Inspiration and Perspiration

Grace Happens

Grace HappensRight before Christmas I had the privilege of witnessing a miracle, one of those events that logic and understanding don’t support. A family that has been related to our church for sometime saw a loved one go from health to the verge of death in just a few short days. Doctors told the family that nothing could save this life, not medicine, not amputation to stave off infection, not an extended hospital stay. Go home, call hospice and prepare for the end. So that is what they did. They went home.

People in our church and folks from far and near heard of the plight and did what could be done: there were prayers, prayer chains, cards, calls, even some meals delivered. We waited and watched and prepared for the end. Then I received a call…maybe a miracle was in the works.

Now for years I’ve lived in between observing the miraculous and the disappointing. So often I’m left as a pastor to try to offer some explanation for the reasons prayers haven’t “worked”. I preach series of sermons helping people to give some purpose to the hardships of life. I’ve presided over funerals of children and teens and young parents. None of that has fit very neatly into my understanding pf prayer and miracles.

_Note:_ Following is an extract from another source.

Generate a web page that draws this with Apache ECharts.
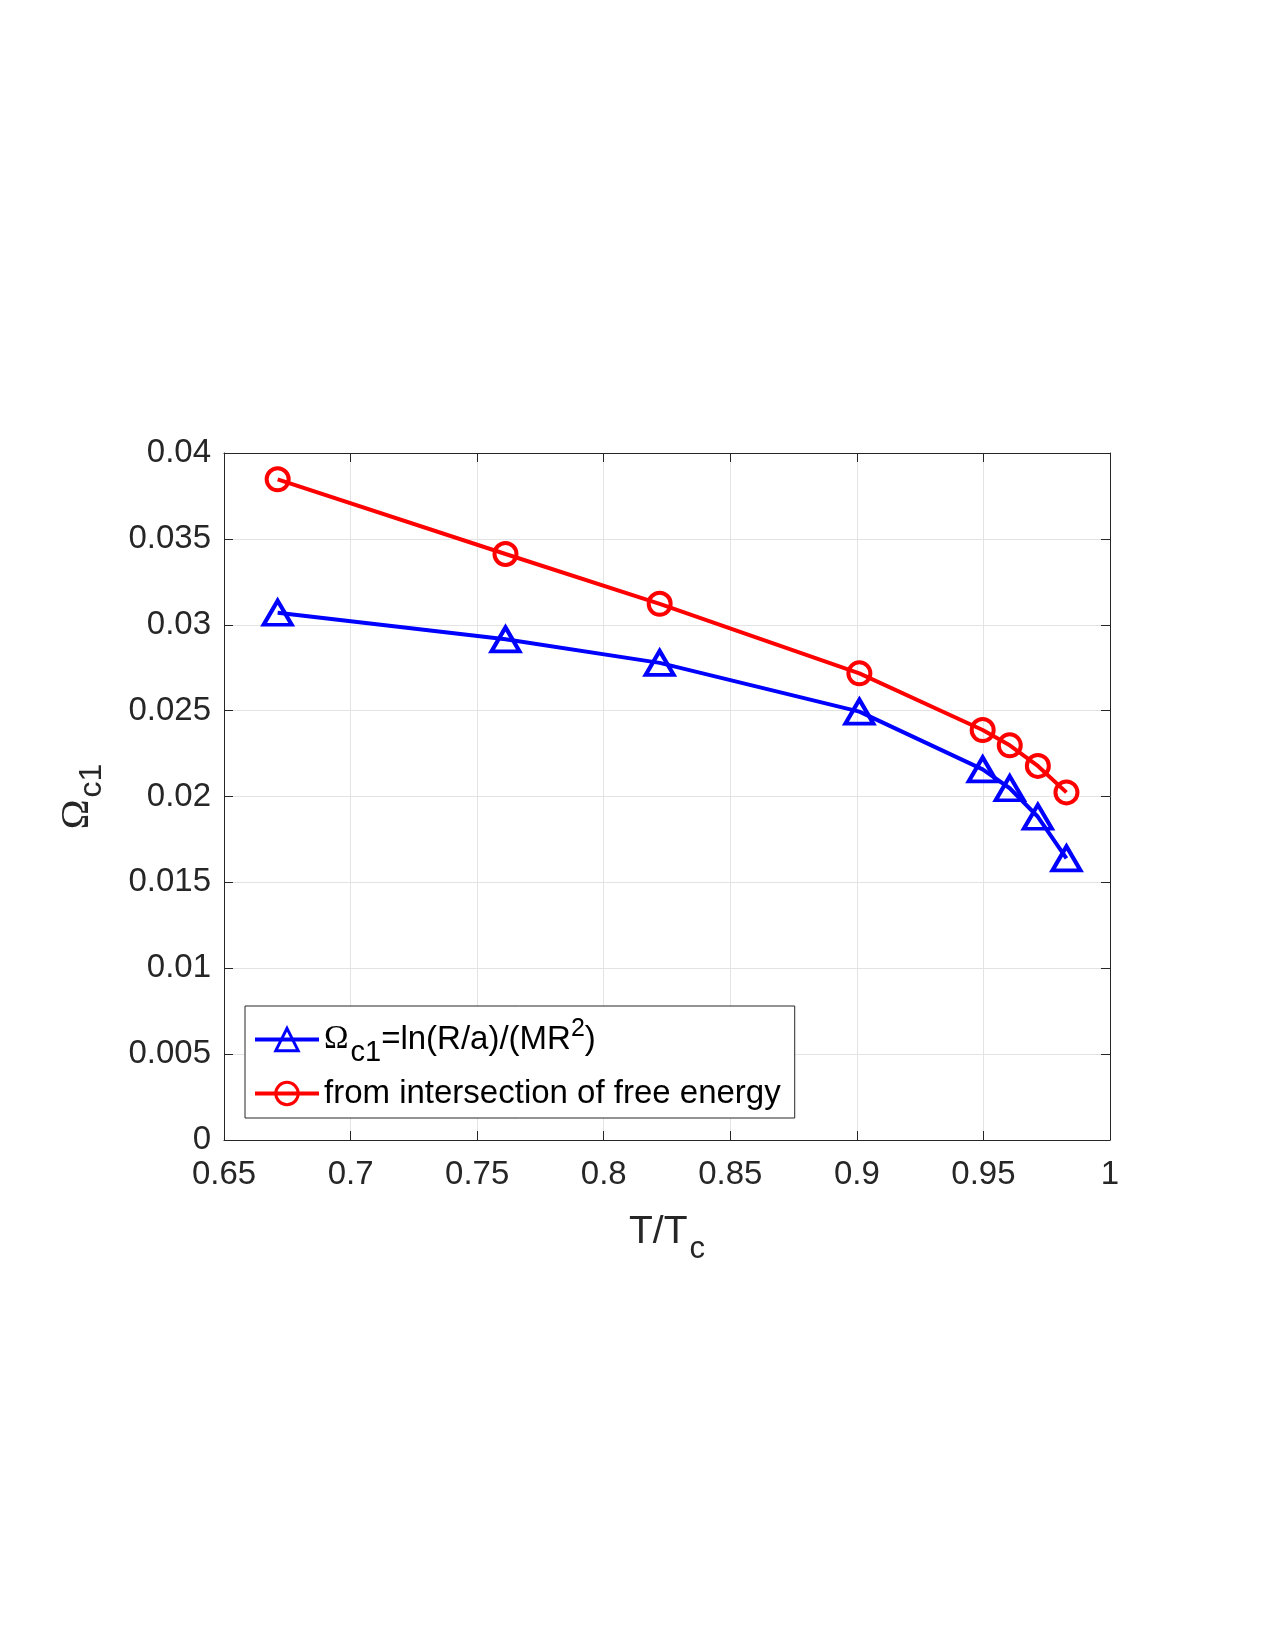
<!DOCTYPE html>
<html>
<head>
<meta charset="utf-8">
<script src="https://cdn.jsdelivr.net/npm/echarts@6/dist/echarts.min.js"></script>
<style>
html, body { margin: 0; padding: 0; background: #fff; }
#main { width: 1275px; height: 1650px; }
</style>
</head>
<body>
<div id="main"></div>
<script>
// T/Tc values (x)
var ratioT = [0.6712, 0.7612, 0.8221, 0.9010, 0.9497, 0.9604, 0.9715, 0.9828];
// Omega_c1 = ln(R/a)/(MR^2)
var omegaLn = [0.0307, 0.02915, 0.02778, 0.02494, 0.02158, 0.02048, 0.01882, 0.0164];
// from intersection of free energy
var omegaFree = [0.03847, 0.03412, 0.03122, 0.02717, 0.02387, 0.02298, 0.02178, 0.02024];

var xMin = 0.65, xMax = 1, xStep = 0.05;
var yMin = 0, yMax = 0.04, yStep = 0.005;

function pairs(xs, ys) {
    var out = [];
    for (var i = 0; i < xs.length; i++) {
        out.push([xs[i], ys[i]]);
    }
    return out;
}

var dom = document.getElementById("main");
var chart = echarts.init(dom);

var font = "'Liberation Sans', Arial, Helvetica, sans-serif";
var serif = "'Liberation Serif', 'Times New Roman', serif";
var ink = '#262626';

var axisLine = { show: true, onZero: false, lineStyle: { color: ink, width: 1 } };
var axisTick = { show: true, inside: true, length: 9, lineStyle: { color: ink } };
var grid = { show: true, lineStyle: { color: '#e3e3e3', width: 1 } };

var option = {
    animation: false,
    backgroundColor: '#fff',
    textStyle: { fontFamily: font },
    grid: { left: 224, right: 165, top: 453, bottom: 510, containLabel: false },
    xAxis: [
        {
            type: 'value', position: 'bottom', min: xMin, max: xMax, interval: xStep,
            axisLine: axisLine, axisTick: axisTick, splitLine: grid,
            axisLabel: {
                color: ink, fontSize: 33, fontFamily: font, margin: 18,
                formatter: function (v) { return String(parseFloat(v.toFixed(3))); }
            },
            name: '{m|T/T}{sub|c}',
            nameLocation: 'middle',
            nameGap: 60,
            nameTextStyle: {
                rich: {
                    m: { fontSize: 39, color: ink, fontFamily: font },
                    sub: { fontSize: 31, color: ink, fontFamily: font, padding: [34, 0, 0, 2] }
                }
            }
        },
        {
            type: 'value', position: 'top', min: xMin, max: xMax, interval: xStep,
            axisLine: axisLine, axisTick: axisTick,
            splitLine: { show: false }, axisLabel: { show: false }
        }
    ],
    yAxis: [
        {
            type: 'value', position: 'left', min: yMin, max: yMax, interval: yStep,
            axisLine: axisLine, axisTick: axisTick, splitLine: grid,
            axisLabel: {
                color: ink, fontSize: 33, fontFamily: font, margin: 13,
                formatter: function (v) { return String(parseFloat(v.toFixed(4))); }
            },
            name: '{o|Ω}{sub|c1}',
            nameLocation: 'middle',
            nameRotate: 90,
            nameGap: 116,
            nameTextStyle: {
                rich: {
                    o: { fontSize: 40, color: ink, fontFamily: serif },
                    sub: { fontSize: 32, color: ink, fontFamily: font, padding: [30, 0, 0, 2] }
                }
            }
        },
        {
            type: 'value', position: 'right', min: yMin, max: yMax, interval: yStep,
            axisLine: axisLine, axisTick: axisTick,
            splitLine: { show: false }, axisLabel: { show: false }
        }
    ],
    legend: {
        orient: 'vertical',
        left: 245,
        top: 1006,
        padding: [11, 14, 8, 8],
        itemGap: 10,
        itemWidth: 64,
        itemHeight: 28,
        backgroundColor: '#fff',
        borderColor: ink,
        borderWidth: 1,
        borderRadius: 0,
        lineStyle: { width: 4 },
        itemStyle: { borderWidth: 3 },
        data: ['omegaLn', 'omegaFree'],
        formatter: function (name) {
            if (name === 'omegaLn') {
                return '{o|Ω}{sub|c1}{t|=ln(R/a)/(MR}{sup|2}{t|)}';
            }
            return '{t|from intersection of free energy}';
        },
        textStyle: {
            color: '#000',
            rich: {
                t: { fontSize: 33, color: '#000', fontFamily: font },
                o: { fontSize: 33, color: '#000', fontFamily: serif },
                sub: { fontSize: 29, color: '#000', fontFamily: font, padding: [26, 0, 0, 2] },
                sup: { fontSize: 25, color: '#000', fontFamily: font, padding: [0, 0, 20, 0] }
            }
        }
    },
    series: [
        {
            name: 'omegaLn',
            type: 'line',
            xAxisIndex: 0, yAxisIndex: 0,
            data: pairs(ratioT, omegaLn),
            symbol: 'triangle',
            symbolSize: [28, 24],
            showAllSymbol: true,
            lineStyle: { color: '#0000ff', width: 4 },
            itemStyle: { color: 'rgba(0,0,0,0)', borderColor: '#0000ff', borderWidth: 4 },
            z: 3
        },
        {
            name: 'omegaFree',
            type: 'line',
            xAxisIndex: 0, yAxisIndex: 0,
            data: pairs(ratioT, omegaFree),
            symbol: 'circle',
            symbolSize: 22,
            showAllSymbol: true,
            lineStyle: { color: '#ff0000', width: 4 },
            itemStyle: { color: 'rgba(0,0,0,0)', borderColor: '#ff0000', borderWidth: 4 },
            z: 3
        }
    ]
};

chart.setOption(option);
</script>
</body>
</html>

My youth was spent with Christians who sought miracles on a regular basis. We prayed, we believed, we claimed, we expected miracles. Sometimes there were great reports, sometimes there were intermediate reports of good news. We looked for good news wherever we could find it. Some of my friends began to believe that quoting certain Bible verses ensured success in prayer, and if you did not experience their success rates then you must not have faith. To tell you the truth, there were times when I questioned my own faith in the midst of some of our family trials and illnesses. There was even a time in my ministry when I was afraid to pray for healing or blessings for fear that I would have to explain what was going on when the best didn’t happen.

Over the years I’ve come to believe that sometimes miracles do occur. I really can’t explain them easily. Sometimes they come to people I really don’t believe should get them, some real scoundrels. Quite often they occur with people who don’t have the kind of faith one would expect. The very people we expect to receive miracles are the very ones who seem to be left off the list. So you can imagine my surprise and delight and even a little skepticism when I heard that a miracle might be in the making.

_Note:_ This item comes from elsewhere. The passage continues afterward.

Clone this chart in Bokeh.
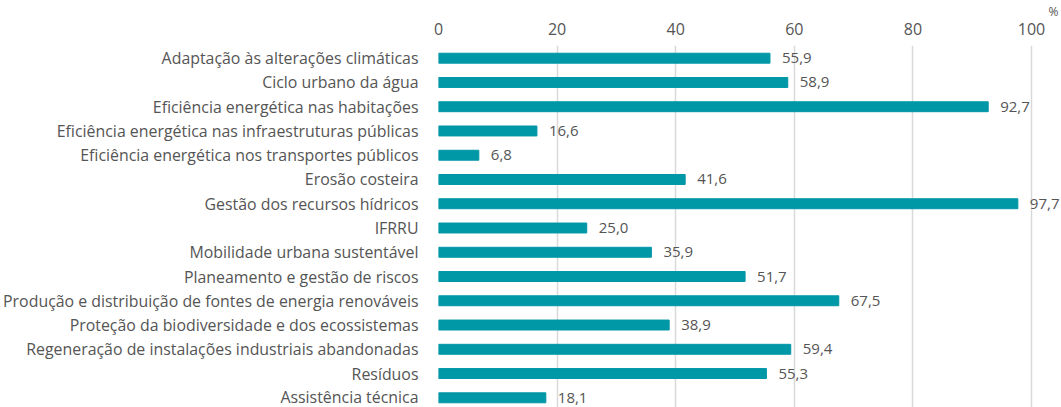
from bokeh.plotting import figure
from bokeh.models import ColumnDataSource, Range1d, FixedTicker, Title
from bokeh.core.properties import value
from bokeh.embed import file_html
from bokeh.resources import INLINE

categories = [
    "Adaptação às alterações climáticas",
    "Ciclo urbano da água",
    "Eficiência energética nas habitações",
    "Eficiência energética nas infraestruturas públicas",
    "Eficiência energética nos transportes públicos",
    "Erosão costeira",
    "Gestão dos recursos hídricos",
    "IFRRU",
    "Mobilidade urbana sustentável",
    "Planeamento e gestão de riscos",
    "Produção e distribuição de fontes de energia renováveis",
    "Proteção da biodiversidade e dos ecossistemas",
    "Regeneração de instalações industriais abandonadas",
    "Resíduos",
    "Assistência técnica",
]
values = [55.9, 58.9, 92.7, 16.6, 6.8, 41.6, 97.7, 25.0, 35.9, 51.7, 67.5, 38.9, 59.4, 55.3, 18.1]
x_ticks = [0, 20, 40, 60, 80, 100]
unit_label = "%"

FONT = "Open Sans"
TXT = "#555555"
BAR = "#0097a7"

pos = list(range(len(categories)))
src = ColumnDataSource(dict(
    y=pos,
    v=values,
    lbl=[f"{v:.1f}".replace(".", ",") for v in values],
))

p = figure(
    width=1061, height=407,
    x_range=Range1d(0, 105.06),
    y_range=Range1d(14.40, -0.524),
    output_backend="svg", toolbar_location=None,
    x_axis_location="above",
    min_border_left=438, min_border_right=0,
    min_border_top=45, min_border_bottom=0,
)
p.outline_line_color = None
p.background_fill_color = "white"
p.border_fill_color = "white"

p.title = Title(text=unit_label, align="right", offset=3, standoff=0,
                text_font=FONT, text_font_size="12px", text_color=TXT,
                text_font_style="normal")

p.hbar(y="y", right="v", left=0, height=0.41, source=src, color=BAR)
p.text(x="v", y="y", text="lbl", source=src, x_offset=12,
       text_align="left", text_baseline="middle", text_line_height=1.0,
       text_font=value(FONT), text_font_size="15px", text_color=TXT)

xa = p.xaxis[0]
xa.ticker = FixedTicker(ticks=x_ticks)
xa.axis_line_color = None
xa.major_tick_line_color = None
xa.minor_tick_line_color = None
xa.major_label_text_font = FONT
xa.major_label_text_font_size = "16px"
xa.major_label_text_color = TXT
xa.major_label_standoff = 5

ya = p.yaxis[0]
ya.ticker = FixedTicker(ticks=pos)
ya.major_label_overrides = {i: c for i, c in zip(pos, categories)}
ya.axis_line_color = None
ya.major_tick_line_color = None
ya.minor_tick_line_color = None
ya.major_label_text_font = FONT
ya.major_label_text_font_size = "15.9px"
ya.major_label_text_color = TXT
ya.major_label_standoff = 14

p.ygrid.grid_line_color = None
p.xgrid.ticker = FixedTicker(ticks=x_ticks)
p.xgrid.grid_line_color = "#d9d9d9"
p.xgrid.grid_line_width = 1.5

open("out.html", "w").write(file_html(p, INLINE))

The doctors were just as surprised as any when the blood poisoning could no longer be detected, and the gangrene began to sluff off and new skin was produced. Day by day this loved one improved. The joy that invaded the family cannot be overstated. They have experienced a miracle. Hospice has been sent away! Praise God.

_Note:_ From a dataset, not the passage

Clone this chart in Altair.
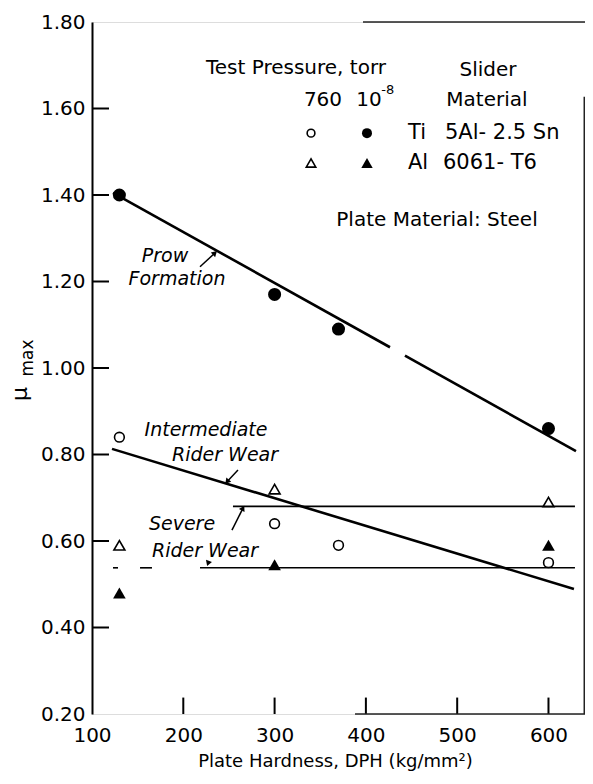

I got to thinking about this. Life brings with it some really difficult times. So much so that one cynical group of folks have printed up a bumper sticker that reads, “Fertilizer Happens”. I think we need a new bumper sticker that acknowledges that in a world of the unexpected, sometimes grace happens. Sometimes God touches us when we least expect it. Sometimes good comes to those of us who don’t deserve it. Sometimes a blessing comes our way and we didn’t do one thing to bring it about. Sometimes GRACE HAPPENS!

I really complain when bad things happen. I wonder if I celebrate as much when grace touches my shoulder, my family, my friends. I’ve begun to look around for more of the grace happenings in our world. As a friend and colleague, Lesley Rose, would say, “God is good, all the time. All the time, God is good.”